Information shown ▸
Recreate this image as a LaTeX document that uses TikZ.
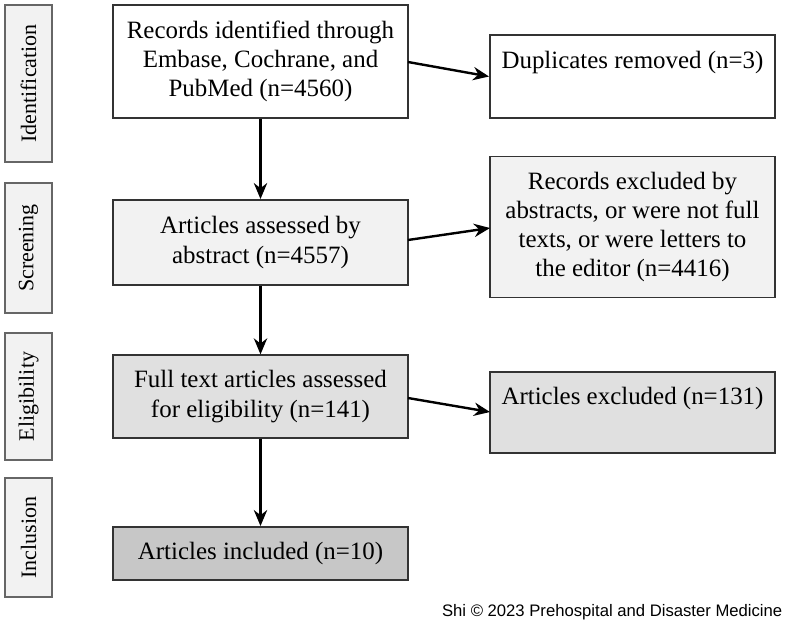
\documentclass[tikz,border=0pt]{standalone}
\usepackage{fontspec}
\setmainfont{Liberation Serif}
\newfontfamily\footfont{Liberation Sans}
\usetikzlibrary{arrows.meta}
\begin{document}
\begin{tikzpicture}[x=0.75pt,y=-0.75pt,
  box/.style={draw=black!80,line width=1.2pt,align=center,font=\fontsize{18.7}{22}\selectfont,inner sep=0pt},
  side/.style={draw=black!60,line width=0.8pt,fill=black!5},
  arr/.style={-{Stealth[length=12pt,width=10pt]},line width=1.8pt}]
\useasboundingbox (0,0) rectangle (789,625);
\foreach \n/\t/\a/\b in {s1/Identification/5/162,s2/Screening/183/313,s3/Eligibility/333/460,s4/Inclusion/478/597}{
  \draw[side] (5,\a) rectangle (52,\b);
  \node[rotate=90,font=\fontsize{16.5}{18}\selectfont] (\n) at (28.5,{(\a+\b)/2}) {\t};
}
\node[box,fill=white,minimum width=221pt,minimum height=85pt] (b1) at (260.5,61.5) {Records identified through\\Embase, Cochrane, and\\PubMed (n=4560)};
\node[box,fill=black!5,minimum width=221pt,minimum height=64pt] (b2) at (260.5,242.5) {Articles assessed by\\abstract (n=4557)};
\node[box,fill=black!12,minimum width=221pt,minimum height=62pt] (b3) at (260.5,396.5) {Full text articles assessed\\for eligibility (n=141)};
\node[box,fill=black!22,minimum width=221pt,minimum height=40pt] (b4) at (260.5,553.5) {Articles included (n=10)};
\node[box,fill=white,minimum width=214pt,minimum height=62pt] (r1) at (632.5,76.5) {};
\node[font=\fontsize{18.7}{22}\selectfont] (r1t) at (632.5,63) {Duplicates removed (n=3)};
\node[box,fill=black!5,minimum width=214pt,minimum height=106pt] (r2) at (632.5,227) {Records excluded by\\abstracts, or were not full\\texts, or were letters to\\the editor (n=4416)};
\node[box,fill=black!12,minimum width=214pt,minimum height=61pt] (r3) at (632.5,412.5) {};
\node[font=\fontsize{18.7}{22}\selectfont] (r3t) at (632.5,398) {Articles excluded (n=131)};
\draw[arr] (b1.south) -- (b2.north);
\draw[arr] (b2.south) -- (b3.north);
\draw[arr] (b3.south) -- (b4.north);
\draw[arr] (408,62) -- (r1.west);
\draw[arr] (408,240) -- (490,228);
\draw[arr] (408,398) -- (490,412);
\node[anchor=east,font=\footfont\fontsize{12.5}{14}\selectfont] (ft) at (787,612) {Shi © 2023 Prehospital and Disaster Medicine};
\end{tikzpicture}
\end{document}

Exercise brief ▸ Pictures are excluded; copy all other data exactly as shown.

Result ▸
Recreate this image as a LaTeX document that uses TikZ.
\documentclass[tikz,border=0pt]{standalone}
\usepackage{fontspec}
\setmainfont{Liberation Serif}
\newfontfamily\footfont{Liberation Sans}
\usetikzlibrary{arrows.meta}
\begin{document}
\begin{tikzpicture}[x=0.75pt,y=-0.75pt,
  box/.style={draw=black!80,line width=1.2pt,align=center,font=\fontsize{18.7}{22}\selectfont,inner sep=0pt},
  side/.style={draw=black!60,line width=0.8pt,fill=black!5},
  arr/.style={-{Stealth[length=12pt,width=10pt]},line width=1.8pt}]
\useasboundingbox (0,0) rectangle (789,625);
\foreach \n/\t/\a/\b in {s1/Identification/5/162,s2/Screening/183/313,s3/Eligibility/333/460,s4/Inclusion/478/597}{
  \draw[side] (5,\a) rectangle (52,\b);
  \node[rotate=90,font=\fontsize{16.5}{18}\selectfont] (\n) at (28.5,{(\a+\b)/2}) {\t};
}
\node[box,fill=white,minimum width=221pt,minimum height=85pt] (b1) at (260.5,61.5) {Records identified through\\Embase, Cochrane, and\\PubMed (n=4560)};
\node[box,fill=black!5,minimum width=221pt,minimum height=64pt] (b2) at (260.5,242.5) {Articles assessed by\\abstract (n=4557)};
\node[box,fill=black!12,minimum width=221pt,minimum height=62pt] (b3) at (260.5,396.5) {Full text articles assessed\\for eligibility (n=141)};
\node[box,fill=black!22,minimum width=221pt,minimum height=40pt] (b4) at (260.5,553.5) {Articles included (n=10)};
\node[box,fill=white,minimum width=214pt,minimum height=62pt] (r1) at (632.5,76.5) {};
\node[font=\fontsize{18.7}{22}\selectfont] (r1t) at (632.5,63) {Duplicates removed (n=3)};
\node[box,fill=black!5,minimum width=214pt,minimum height=106pt] (r2) at (632.5,227) {Records excluded by\\abstracts, or were not full\\texts, or were letters to\\the editor (n=4416)};
\node[box,fill=black!12,minimum width=214pt,minimum height=61pt] (r3) at (632.5,412.5) {};
\node[font=\fontsize{18.7}{22}\selectfont] (r3t) at (632.5,398) {Articles excluded (n=131)};
\draw[arr] (b1.south) -- (b2.north);
\draw[arr] (b2.south) -- (b3.north);
\draw[arr] (b3.south) -- (b4.north);
\draw[arr] (408,62) -- (r1.west);
\draw[arr] (408,240) -- (490,228);
\draw[arr] (408,398) -- (490,412);
\node[anchor=east,font=\footfont\fontsize{12.5}{14}\selectfont] (ft) at (787,612) {Shi © 2023 Prehospital and Disaster Medicine};
\end{tikzpicture}
\end{document}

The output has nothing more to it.